◆ **Exercise description**:
Leave out every picture, then output exactly the lines between the ones holding "Clone this chart in Bokeh." and "from bokeh.resources import INLINE", inclusive, and nothing beyond them.

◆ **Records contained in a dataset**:
++++++
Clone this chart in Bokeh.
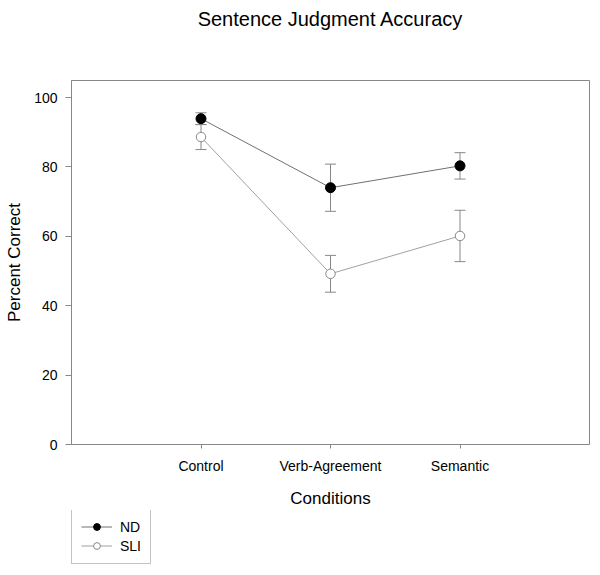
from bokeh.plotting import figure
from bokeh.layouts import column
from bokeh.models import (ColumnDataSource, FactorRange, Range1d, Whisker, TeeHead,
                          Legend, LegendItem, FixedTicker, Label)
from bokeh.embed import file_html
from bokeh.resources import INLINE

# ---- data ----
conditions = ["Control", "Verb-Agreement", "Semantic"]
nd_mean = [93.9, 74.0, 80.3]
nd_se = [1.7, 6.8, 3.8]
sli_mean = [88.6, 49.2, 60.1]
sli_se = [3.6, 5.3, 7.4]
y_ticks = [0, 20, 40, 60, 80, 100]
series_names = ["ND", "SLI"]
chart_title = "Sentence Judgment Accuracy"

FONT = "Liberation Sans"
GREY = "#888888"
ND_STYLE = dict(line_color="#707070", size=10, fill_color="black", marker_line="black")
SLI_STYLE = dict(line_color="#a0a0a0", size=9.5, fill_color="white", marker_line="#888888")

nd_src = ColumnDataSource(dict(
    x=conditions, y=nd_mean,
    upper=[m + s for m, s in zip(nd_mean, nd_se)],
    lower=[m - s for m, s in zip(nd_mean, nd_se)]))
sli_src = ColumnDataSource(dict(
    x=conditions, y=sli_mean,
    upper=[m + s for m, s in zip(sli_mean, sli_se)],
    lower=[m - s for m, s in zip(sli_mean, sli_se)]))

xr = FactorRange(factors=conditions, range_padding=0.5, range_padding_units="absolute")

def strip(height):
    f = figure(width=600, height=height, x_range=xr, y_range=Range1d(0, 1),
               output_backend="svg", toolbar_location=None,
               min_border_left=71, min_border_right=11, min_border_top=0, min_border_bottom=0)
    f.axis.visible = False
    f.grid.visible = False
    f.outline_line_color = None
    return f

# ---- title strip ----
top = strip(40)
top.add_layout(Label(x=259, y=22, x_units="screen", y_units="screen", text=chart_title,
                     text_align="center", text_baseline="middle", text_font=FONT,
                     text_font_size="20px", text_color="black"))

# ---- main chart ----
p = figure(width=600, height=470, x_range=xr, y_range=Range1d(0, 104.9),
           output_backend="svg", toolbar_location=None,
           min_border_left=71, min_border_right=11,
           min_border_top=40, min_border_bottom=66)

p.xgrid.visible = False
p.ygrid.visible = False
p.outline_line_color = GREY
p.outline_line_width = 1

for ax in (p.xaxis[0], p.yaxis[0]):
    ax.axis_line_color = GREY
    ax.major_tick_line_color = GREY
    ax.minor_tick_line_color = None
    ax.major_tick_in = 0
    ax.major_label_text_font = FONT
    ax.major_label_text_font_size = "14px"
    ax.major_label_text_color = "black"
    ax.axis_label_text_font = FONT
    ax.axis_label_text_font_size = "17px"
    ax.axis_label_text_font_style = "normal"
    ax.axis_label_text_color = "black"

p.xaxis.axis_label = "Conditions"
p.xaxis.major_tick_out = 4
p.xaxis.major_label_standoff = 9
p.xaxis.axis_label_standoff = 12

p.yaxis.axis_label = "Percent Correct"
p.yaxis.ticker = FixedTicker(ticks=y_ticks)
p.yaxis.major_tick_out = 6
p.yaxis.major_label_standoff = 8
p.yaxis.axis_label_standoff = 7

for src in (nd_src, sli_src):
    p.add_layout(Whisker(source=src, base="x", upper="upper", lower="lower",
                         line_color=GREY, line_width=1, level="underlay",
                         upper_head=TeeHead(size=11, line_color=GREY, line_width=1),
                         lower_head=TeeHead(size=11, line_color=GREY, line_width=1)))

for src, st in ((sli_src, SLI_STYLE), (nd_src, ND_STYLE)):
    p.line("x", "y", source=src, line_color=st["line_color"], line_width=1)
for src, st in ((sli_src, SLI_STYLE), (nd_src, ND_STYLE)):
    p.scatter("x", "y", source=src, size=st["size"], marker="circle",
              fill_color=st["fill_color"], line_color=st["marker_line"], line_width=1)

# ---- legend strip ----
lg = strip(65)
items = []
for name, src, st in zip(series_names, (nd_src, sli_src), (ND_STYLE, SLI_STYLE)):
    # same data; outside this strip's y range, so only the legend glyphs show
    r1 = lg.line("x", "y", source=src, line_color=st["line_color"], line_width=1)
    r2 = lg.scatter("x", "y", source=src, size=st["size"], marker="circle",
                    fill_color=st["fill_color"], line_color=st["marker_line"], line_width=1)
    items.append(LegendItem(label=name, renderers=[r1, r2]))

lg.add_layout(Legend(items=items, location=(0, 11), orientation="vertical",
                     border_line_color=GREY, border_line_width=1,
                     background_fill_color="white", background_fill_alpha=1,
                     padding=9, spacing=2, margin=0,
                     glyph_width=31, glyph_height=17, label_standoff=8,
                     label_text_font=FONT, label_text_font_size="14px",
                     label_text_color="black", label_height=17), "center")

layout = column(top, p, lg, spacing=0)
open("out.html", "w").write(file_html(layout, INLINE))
++++++
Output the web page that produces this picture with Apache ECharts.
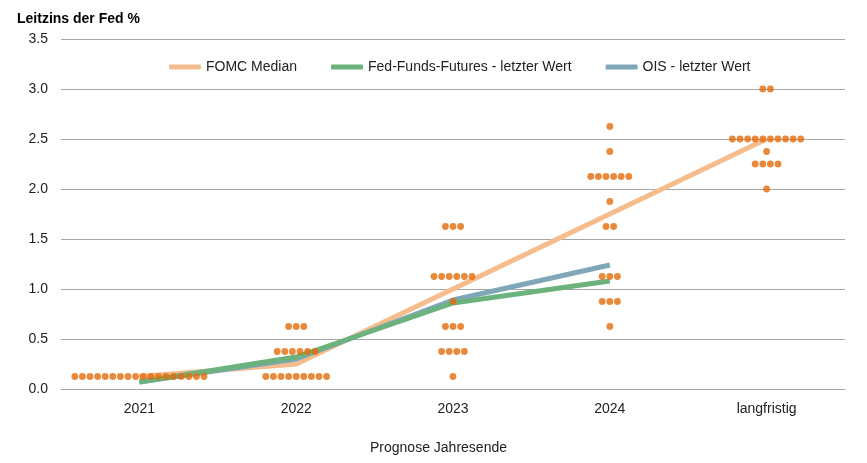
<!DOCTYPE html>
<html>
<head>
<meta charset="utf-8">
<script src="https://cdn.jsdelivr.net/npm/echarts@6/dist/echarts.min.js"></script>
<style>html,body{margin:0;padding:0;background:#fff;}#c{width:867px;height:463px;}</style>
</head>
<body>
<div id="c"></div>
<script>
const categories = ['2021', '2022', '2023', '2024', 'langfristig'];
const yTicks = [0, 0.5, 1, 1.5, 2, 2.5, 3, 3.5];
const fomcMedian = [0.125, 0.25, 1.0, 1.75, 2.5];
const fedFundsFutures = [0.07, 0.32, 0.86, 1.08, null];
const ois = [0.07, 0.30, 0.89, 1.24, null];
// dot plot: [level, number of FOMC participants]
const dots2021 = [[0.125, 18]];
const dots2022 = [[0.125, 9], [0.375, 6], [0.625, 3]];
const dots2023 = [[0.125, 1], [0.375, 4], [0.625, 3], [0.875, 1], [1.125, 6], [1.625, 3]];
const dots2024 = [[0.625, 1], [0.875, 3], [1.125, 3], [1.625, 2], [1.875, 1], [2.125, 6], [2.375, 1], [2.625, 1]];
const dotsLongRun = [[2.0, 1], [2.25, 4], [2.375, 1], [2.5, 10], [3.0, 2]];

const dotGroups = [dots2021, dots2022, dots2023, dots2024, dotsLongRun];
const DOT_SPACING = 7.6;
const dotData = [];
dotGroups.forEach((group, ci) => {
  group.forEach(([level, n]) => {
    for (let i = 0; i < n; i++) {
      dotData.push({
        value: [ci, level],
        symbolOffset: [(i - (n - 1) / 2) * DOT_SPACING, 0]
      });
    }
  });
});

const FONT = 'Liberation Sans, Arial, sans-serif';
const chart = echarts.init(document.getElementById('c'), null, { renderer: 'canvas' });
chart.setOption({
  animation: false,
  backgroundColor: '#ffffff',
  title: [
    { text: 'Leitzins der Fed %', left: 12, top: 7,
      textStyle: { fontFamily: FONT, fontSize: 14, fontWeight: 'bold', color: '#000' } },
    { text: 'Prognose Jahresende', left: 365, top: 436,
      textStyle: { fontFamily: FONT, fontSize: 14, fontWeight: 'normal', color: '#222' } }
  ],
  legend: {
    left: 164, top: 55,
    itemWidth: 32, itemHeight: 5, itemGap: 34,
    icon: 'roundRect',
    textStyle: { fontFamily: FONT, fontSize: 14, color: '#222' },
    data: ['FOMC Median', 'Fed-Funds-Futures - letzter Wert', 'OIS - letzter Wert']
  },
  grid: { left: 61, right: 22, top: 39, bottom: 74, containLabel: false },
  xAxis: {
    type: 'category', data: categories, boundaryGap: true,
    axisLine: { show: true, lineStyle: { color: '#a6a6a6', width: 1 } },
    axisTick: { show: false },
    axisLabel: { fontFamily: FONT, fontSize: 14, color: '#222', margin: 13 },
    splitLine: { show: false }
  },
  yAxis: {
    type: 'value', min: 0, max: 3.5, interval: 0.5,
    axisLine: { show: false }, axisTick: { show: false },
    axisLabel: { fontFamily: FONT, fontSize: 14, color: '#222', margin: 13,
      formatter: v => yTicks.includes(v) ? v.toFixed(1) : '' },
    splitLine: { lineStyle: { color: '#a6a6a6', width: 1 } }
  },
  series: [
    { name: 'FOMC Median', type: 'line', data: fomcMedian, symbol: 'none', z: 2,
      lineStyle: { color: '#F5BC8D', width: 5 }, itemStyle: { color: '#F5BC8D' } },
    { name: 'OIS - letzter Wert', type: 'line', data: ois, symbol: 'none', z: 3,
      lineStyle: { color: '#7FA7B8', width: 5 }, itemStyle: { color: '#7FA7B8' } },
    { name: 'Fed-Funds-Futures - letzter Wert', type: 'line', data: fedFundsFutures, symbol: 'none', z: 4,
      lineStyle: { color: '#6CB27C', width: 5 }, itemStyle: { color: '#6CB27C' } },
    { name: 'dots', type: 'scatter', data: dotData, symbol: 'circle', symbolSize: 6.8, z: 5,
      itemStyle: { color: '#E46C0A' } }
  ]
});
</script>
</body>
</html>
++++++
◆ **Complete answer**:
Clone this chart in Bokeh.
from bokeh.plotting import figure
from bokeh.layouts import column
from bokeh.models import (ColumnDataSource, FactorRange, Range1d, Whisker, TeeHead,
                          Legend, LegendItem, FixedTicker, Label)
from bokeh.embed import file_html
from bokeh.resources import INLINE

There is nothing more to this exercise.